I strongly disagree with your final conclusions. I do not believe the events described count as a single action but as many different actions each of which should be evaluated separately.

If a person must kill another to save themselves, I see it as acceptable regardless of why they need to do so. If they arranged for that situation to happen, then they are responsible for the consequences. This responsibility is a separate issue. Convincing or forcing a person to do something that is likely to cause them harm (or kill them) is itself impermissible, so there is no need to make the final self-defense impermissible as the "difficult" situations you bring up at the end suggest.

Basically, Able's responsibility for killing Baker is not affected by whether or not Able is the one to pull the trigger. He'd be equally guilty if he'd arranged for it to be someone else that Baker tried (and failed) to kill.

Likewise, the victim in Falling Man 2 and 3 is allowed to kill to defend himself (I consider demanding suicide to be a moral taboo as it creates the idea that it is possible for a person to deserve to die). However, he is responsible for creating the circumstance in the first place, and thus already guilty of attempted or successful murder (depending on whether or not the man dies).

Quentin Crain

Is there an analysis from Care Ethics? Maybe think about the "needs" of those in your hypotheticals.

Kris Rhodes

VICTIM in the last two scenarios seems to me to be permitted to kill the falling man.
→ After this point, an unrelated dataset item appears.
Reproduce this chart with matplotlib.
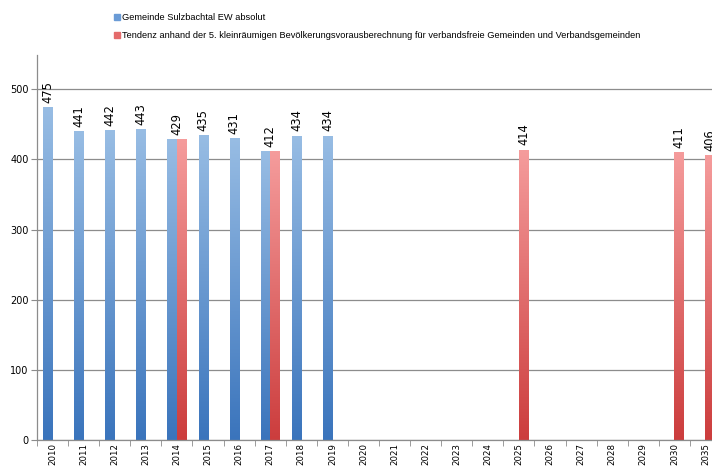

I'm not sure how to argue about intuitions like this, though. Perhaps I'm in the grip of a theory and am not aware of it.


Just because I'm currently getting my head bent by Tolstoys' Law of Love and Law of Violence I feel I ought to disagree with your definition of moral duty. You say,
"No work of literature or drama has or would treat a victim’s refusal to defend himself in such circumstances as anything less than heroic; that is, as a sacrifice beyond the call of moral duty."
Do we have a moral duty that stops short of heroism? Is there really a two tiered approach to morality? Or rather, as I don't think of rights and morals as "real" in any concrete sense, what would be so insane about expecting our moral duty to turn us into heroes.

(Luke 6.29,30)
38You know that you have been taught, "An eye for an eye and a tooth for a tooth." 39But I tell you not to try to get even with a person who has done something to you. When someone slaps your right cheek, [a] turn and let that person slap your other cheek. 40If someone sues you for your shirt, give up your coat as well.

I don't live this (nor am I a Christian) however surely this would count as literature. Tolstoy makes a compelling case that any moral law of love becomes meaningless with the introduction of exceptions such as self-defence.